Questa situazione porta spesso ad una perdita di controllo della macchina a stati, che di norma si blocca in condizioni non previste. La causa è proprio l’evento asincrono, che in quanto tale, si inserisce senza il rispetto di nessun settling time in una rete che per definizione è di fatto un sistema retroazionato, che decide il suo stato analizzando le variabili d’ingresso, che devono per stabilità rispettare settling ed hold time, come per un qualsiasi Flip Flop. In caso contrario ci troveremmo in una condizione non stabile (o metastabile) con risposte della rete non prevedibili. Campionare i segnali di controllo rendendoli sincroni con il medesimo clock della macchina a stati sfasato di 180°, seppur con il consumo di qualche cella, permette il controllo di tutti i  tempi di settling and hold, essendo a questo punto noto il  tempo utile (mezzo colpo di clock) per il rispetto di tali parametri. La figura 3 riporta un esempio di aggancio di un segnale esterno da asincrono a sincrono, nell’esempio usando la stessa fase del clock di macchina.
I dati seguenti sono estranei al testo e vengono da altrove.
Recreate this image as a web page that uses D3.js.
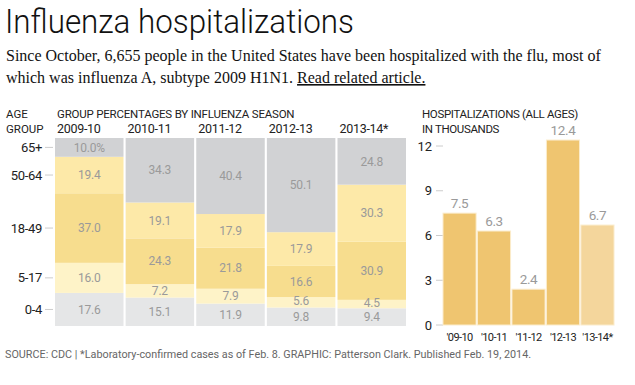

Figura 3: un esempio di aggancio di un segnale esterno da asincrono a sincrono.

Figura 3: un esempio di aggancio di un segnale esterno
da asincrono a sincrono.

Per un interessante approfondimento degli stati metastabili è disponibile nel manuale della famiglia ACTEL Proasic3 un capitolo specifico, che oltre a presentare dettagliatamente l’argomento ne fa una esaustiva caratterizzazione in termini numerici.

Conclusioni

In definitiva considerando le reti sempre più complesse che è possibile inserire in una FPGA (si pensi all’integrazione di interi microprocessori come l’ARM7), non si vuole certo affermare che la costruzione di un progetto complesso in FPGA debba essere sviluppato manualmente. Un approccio però sempre rigorosamente HW è d’obbligo, il poter scrivere la descrizione delle reti in linguaggio C non deve portare ad un approccio troppo “software “ dove i tempi di propagazione, settling e hold time sono parametri secondari. I fornitori di silicio mettono a disposizione dei progettisti gratuitamente un ricco gruppo di tools proprio dedicati a queste analisi: usarli è d’obbligo.